Transcribe the lines from the start of the data below through the line with "const DOT = '#808080', SOLID = '#555';", word for word and nothing more.

-------- Data segment

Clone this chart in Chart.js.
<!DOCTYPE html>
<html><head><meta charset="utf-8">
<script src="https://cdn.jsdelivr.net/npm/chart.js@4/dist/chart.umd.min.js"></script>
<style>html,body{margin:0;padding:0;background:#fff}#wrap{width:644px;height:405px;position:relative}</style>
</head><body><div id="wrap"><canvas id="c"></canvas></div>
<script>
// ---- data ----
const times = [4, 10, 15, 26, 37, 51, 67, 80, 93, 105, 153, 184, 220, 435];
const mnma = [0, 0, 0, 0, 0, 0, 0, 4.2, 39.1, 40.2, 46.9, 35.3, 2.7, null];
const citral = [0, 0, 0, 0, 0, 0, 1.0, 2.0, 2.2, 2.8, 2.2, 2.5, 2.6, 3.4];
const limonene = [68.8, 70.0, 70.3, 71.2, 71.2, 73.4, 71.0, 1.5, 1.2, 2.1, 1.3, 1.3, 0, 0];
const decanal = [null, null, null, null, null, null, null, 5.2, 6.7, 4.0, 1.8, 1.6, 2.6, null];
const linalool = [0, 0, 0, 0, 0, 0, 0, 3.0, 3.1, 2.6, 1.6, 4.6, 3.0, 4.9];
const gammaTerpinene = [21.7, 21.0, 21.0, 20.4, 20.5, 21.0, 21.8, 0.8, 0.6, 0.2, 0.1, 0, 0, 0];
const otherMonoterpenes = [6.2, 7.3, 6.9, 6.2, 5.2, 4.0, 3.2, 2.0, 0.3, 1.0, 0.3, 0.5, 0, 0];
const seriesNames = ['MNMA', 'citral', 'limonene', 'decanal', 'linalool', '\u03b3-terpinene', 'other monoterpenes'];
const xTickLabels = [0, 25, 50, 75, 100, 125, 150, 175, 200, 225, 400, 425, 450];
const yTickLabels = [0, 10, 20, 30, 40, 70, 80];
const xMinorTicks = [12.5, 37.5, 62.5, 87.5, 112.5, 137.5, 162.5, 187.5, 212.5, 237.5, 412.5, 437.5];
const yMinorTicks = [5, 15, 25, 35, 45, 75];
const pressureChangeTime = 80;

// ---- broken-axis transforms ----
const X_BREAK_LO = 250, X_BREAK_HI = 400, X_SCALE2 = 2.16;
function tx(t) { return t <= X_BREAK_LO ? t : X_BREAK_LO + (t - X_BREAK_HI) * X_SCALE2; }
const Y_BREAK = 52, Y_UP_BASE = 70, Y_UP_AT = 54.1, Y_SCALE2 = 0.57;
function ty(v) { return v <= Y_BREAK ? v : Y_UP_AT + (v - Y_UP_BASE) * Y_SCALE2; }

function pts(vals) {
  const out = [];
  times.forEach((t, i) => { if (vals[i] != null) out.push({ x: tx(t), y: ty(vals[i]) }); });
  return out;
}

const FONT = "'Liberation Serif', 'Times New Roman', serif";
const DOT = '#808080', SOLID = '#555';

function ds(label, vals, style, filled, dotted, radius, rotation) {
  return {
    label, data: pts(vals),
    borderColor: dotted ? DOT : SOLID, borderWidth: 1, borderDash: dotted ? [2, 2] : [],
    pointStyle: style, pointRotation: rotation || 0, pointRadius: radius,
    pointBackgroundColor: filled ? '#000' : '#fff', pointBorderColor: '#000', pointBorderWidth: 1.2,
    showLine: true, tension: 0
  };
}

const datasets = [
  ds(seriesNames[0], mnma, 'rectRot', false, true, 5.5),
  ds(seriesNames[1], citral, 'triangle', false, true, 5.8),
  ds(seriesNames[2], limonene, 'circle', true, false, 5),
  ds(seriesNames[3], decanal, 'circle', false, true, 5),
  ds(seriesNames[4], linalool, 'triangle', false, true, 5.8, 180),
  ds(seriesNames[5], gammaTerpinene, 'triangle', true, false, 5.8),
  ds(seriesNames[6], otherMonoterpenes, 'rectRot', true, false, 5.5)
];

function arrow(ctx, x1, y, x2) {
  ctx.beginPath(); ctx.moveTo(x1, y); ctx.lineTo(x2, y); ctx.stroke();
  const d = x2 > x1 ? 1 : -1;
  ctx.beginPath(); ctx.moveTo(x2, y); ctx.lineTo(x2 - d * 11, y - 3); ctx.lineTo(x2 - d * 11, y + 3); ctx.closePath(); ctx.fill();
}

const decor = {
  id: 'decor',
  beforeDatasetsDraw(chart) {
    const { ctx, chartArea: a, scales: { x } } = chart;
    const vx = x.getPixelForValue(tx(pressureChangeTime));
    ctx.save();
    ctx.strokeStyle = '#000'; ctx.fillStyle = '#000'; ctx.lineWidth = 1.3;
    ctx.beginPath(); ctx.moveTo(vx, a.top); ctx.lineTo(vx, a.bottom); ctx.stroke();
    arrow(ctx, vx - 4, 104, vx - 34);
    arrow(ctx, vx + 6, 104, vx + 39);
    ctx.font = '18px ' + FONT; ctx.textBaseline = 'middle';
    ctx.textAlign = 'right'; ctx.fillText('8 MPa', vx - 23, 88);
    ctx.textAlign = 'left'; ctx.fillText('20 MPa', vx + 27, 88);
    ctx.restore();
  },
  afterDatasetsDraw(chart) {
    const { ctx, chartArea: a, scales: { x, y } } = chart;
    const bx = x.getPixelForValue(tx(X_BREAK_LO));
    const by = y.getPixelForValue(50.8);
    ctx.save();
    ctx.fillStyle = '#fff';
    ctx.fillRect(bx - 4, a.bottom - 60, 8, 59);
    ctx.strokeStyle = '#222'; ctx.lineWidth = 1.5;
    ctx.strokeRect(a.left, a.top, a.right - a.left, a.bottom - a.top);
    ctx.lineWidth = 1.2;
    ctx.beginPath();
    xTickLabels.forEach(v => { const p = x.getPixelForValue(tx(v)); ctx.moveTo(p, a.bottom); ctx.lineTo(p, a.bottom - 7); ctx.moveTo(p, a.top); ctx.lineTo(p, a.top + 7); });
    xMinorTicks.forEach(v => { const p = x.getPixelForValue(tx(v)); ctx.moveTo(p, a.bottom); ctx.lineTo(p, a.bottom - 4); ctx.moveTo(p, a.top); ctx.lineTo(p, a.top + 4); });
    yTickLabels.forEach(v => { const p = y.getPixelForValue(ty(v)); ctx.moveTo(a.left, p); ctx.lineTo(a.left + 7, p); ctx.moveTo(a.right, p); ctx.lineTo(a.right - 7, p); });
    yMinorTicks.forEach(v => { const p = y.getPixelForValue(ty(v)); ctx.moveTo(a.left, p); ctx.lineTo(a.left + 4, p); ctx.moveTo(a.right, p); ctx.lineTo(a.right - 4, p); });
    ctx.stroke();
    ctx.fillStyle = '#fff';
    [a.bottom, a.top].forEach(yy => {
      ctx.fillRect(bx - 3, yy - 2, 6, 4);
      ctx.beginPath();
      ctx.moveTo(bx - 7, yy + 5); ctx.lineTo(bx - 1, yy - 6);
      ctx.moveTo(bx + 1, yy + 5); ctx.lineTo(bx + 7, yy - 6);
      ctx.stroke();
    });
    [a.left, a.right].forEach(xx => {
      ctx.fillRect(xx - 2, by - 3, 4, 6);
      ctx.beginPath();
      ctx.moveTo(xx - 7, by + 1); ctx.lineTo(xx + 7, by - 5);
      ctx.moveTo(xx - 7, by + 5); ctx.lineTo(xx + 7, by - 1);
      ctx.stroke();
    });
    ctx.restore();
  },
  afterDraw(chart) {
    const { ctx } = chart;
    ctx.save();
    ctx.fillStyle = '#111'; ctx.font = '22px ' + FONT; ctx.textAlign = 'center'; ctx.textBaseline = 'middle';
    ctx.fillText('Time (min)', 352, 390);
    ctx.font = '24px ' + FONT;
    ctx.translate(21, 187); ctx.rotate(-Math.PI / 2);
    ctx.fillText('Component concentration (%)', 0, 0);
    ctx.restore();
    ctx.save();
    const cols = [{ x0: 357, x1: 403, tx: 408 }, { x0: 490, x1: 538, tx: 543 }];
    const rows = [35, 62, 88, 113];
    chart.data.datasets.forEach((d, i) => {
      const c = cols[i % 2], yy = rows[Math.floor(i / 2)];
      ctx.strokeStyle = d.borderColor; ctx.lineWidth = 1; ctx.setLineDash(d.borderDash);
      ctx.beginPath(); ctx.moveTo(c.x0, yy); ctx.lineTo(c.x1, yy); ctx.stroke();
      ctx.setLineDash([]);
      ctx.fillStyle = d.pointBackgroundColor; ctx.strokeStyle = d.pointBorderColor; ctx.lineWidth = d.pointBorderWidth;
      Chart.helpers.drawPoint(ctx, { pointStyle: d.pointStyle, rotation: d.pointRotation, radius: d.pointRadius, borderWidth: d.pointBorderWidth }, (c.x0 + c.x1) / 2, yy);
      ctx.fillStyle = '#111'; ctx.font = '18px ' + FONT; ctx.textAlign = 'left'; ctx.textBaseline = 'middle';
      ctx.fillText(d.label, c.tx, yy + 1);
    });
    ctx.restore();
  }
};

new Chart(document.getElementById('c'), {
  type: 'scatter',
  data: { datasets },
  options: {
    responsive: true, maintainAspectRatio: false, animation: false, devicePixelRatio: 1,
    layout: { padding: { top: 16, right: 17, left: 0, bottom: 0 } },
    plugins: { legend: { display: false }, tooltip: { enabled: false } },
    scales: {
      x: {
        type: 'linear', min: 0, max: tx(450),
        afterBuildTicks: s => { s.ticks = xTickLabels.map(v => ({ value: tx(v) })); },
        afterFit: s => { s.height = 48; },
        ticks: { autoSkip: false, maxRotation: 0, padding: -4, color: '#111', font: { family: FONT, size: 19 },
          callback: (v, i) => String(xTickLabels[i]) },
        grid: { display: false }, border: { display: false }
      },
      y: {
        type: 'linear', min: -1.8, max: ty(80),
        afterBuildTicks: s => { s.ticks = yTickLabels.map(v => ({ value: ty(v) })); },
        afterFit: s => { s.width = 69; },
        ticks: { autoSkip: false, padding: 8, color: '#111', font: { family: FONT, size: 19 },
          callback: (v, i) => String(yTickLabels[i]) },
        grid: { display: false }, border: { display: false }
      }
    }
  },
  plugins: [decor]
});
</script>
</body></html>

----------------

The output:
Clone this chart in Chart.js.
<!DOCTYPE html>
<html><head><meta charset="utf-8">
<script src="https://cdn.jsdelivr.net/npm/chart.js@4/dist/chart.umd.min.js"></script>
<style>html,body{margin:0;padding:0;background:#fff}#wrap{width:644px;height:405px;position:relative}</style>
</head><body><div id="wrap"><canvas id="c"></canvas></div>
<script>
// ---- data ----
const times = [4, 10, 15, 26, 37, 51, 67, 80, 93, 105, 153, 184, 220, 435];
const mnma = [0, 0, 0, 0, 0, 0, 0, 4.2, 39.1, 40.2, 46.9, 35.3, 2.7, null];
const citral = [0, 0, 0, 0, 0, 0, 1.0, 2.0, 2.2, 2.8, 2.2, 2.5, 2.6, 3.4];
const limonene = [68.8, 70.0, 70.3, 71.2, 71.2, 73.4, 71.0, 1.5, 1.2, 2.1, 1.3, 1.3, 0, 0];
const decanal = [null, null, null, null, null, null, null, 5.2, 6.7, 4.0, 1.8, 1.6, 2.6, null];
const linalool = [0, 0, 0, 0, 0, 0, 0, 3.0, 3.1, 2.6, 1.6, 4.6, 3.0, 4.9];
const gammaTerpinene = [21.7, 21.0, 21.0, 20.4, 20.5, 21.0, 21.8, 0.8, 0.6, 0.2, 0.1, 0, 0, 0];
const otherMonoterpenes = [6.2, 7.3, 6.9, 6.2, 5.2, 4.0, 3.2, 2.0, 0.3, 1.0, 0.3, 0.5, 0, 0];
const seriesNames = ['MNMA', 'citral', 'limonene', 'decanal', 'linalool', '\u03b3-terpinene', 'other monoterpenes'];
const xTickLabels = [0, 25, 50, 75, 100, 125, 150, 175, 200, 225, 400, 425, 450];
const yTickLabels = [0, 10, 20, 30, 40, 70, 80];
const xMinorTicks = [12.5, 37.5, 62.5, 87.5, 112.5, 137.5, 162.5, 187.5, 212.5, 237.5, 412.5, 437.5];
const yMinorTicks = [5, 15, 25, 35, 45, 75];
const pressureChangeTime = 80;

// ---- broken-axis transforms ----
const X_BREAK_LO = 250, X_BREAK_HI = 400, X_SCALE2 = 2.16;
function tx(t) { return t <= X_BREAK_LO ? t : X_BREAK_LO + (t - X_BREAK_HI) * X_SCALE2; }
const Y_BREAK = 52, Y_UP_BASE = 70, Y_UP_AT = 54.1, Y_SCALE2 = 0.57;
function ty(v) { return v <= Y_BREAK ? v : Y_UP_AT + (v - Y_UP_BASE) * Y_SCALE2; }

function pts(vals) {
  const out = [];
  times.forEach((t, i) => { if (vals[i] != null) out.push({ x: tx(t), y: ty(vals[i]) }); });
  return out;
}

const FONT = "'Liberation Serif', 'Times New Roman', serif";
const DOT = '#808080', SOLID = '#555';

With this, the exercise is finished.